There is a notion that the authorities still have a ‘nuclear’ trump card up their sleeve: they could cut the reserve requirement ratio from 18.5% to as little as 5% or even to zero, thus enabling the big state banks to start lending again by injecting $2-3trn into the economy, putting off the day of the big bump with another cycle of growth. I can’t see that happening, but those thoughts will keep for another rainy day.
Still scope to fall further – still more scope to rise further
“It’s not possible that it will drop like this again tomorrow!”
“If it happens again, it’s just not right.”
“It can’t fall again, tomorrow it has to rise.”
“The huge rise and fall isn’t good, there should be some rules to this. There don’t seem to be any rules.”
“We’re confident it will go back up, it must be temporary, there must be a limit to how much it can fall!”

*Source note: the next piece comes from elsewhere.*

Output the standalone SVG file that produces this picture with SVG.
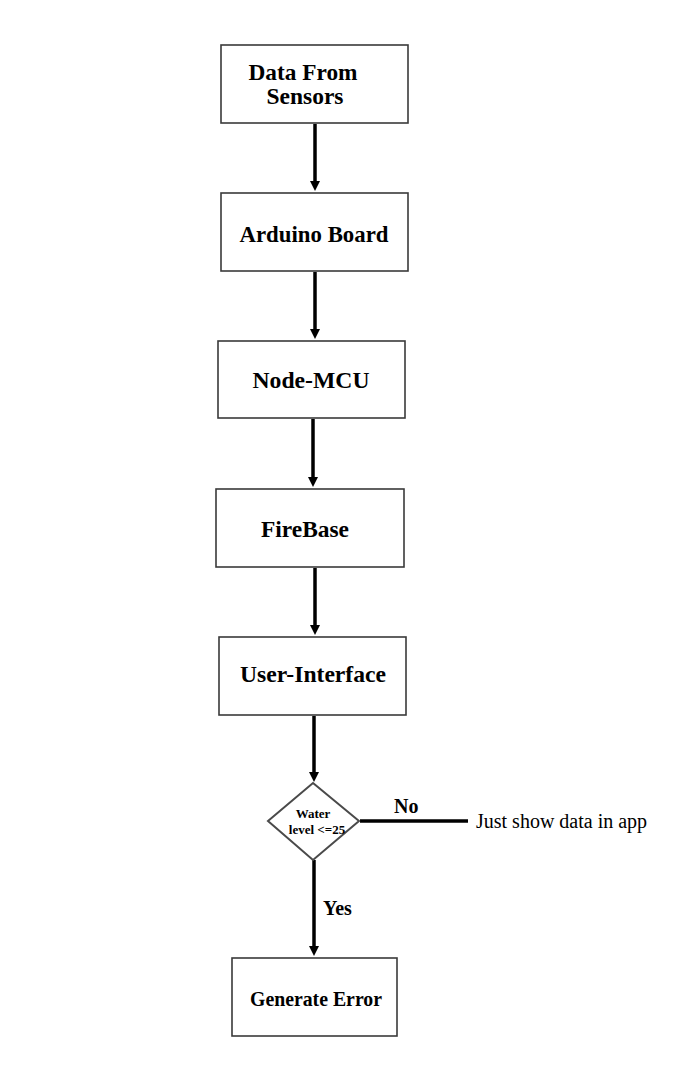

“This isn’t the first time it has happened, I think we can cope this time.”
“We trust our country’s leaders.”
That is where China is today. At some point the State will have to recognise that the rule of the Party has no place in the proper working of a market economy. Long term growth prospects for blue chips are still incredibly attractive, as is the rise of the Chinese consumer and the shift turning toward e-commerce. But Beijing cannot intervene in the market forever — after all, how much more can the market grow? If the market is big now, think ten or even fifteen times bigger, and how much harder that will be to manage. Can the Government meet all the expectations that come with promising both control and freedom, caught between its Communist past and ambition for the future? Because at the moment, every faltering step brings fear of social unrest in a country with no safety valves. There is a convincing case that this is the reason the Government has stepped in so quickly. Even if the rout only affects a small proportion of urban households, that is still tens of millions of people.
In such an immense economy, the crisis is less about money than social stability, which is paramount during its transformation. What it tells us is that China is having difficulty riding two tigers as they pull in different directions.
The Chinese way. Who knows what they know?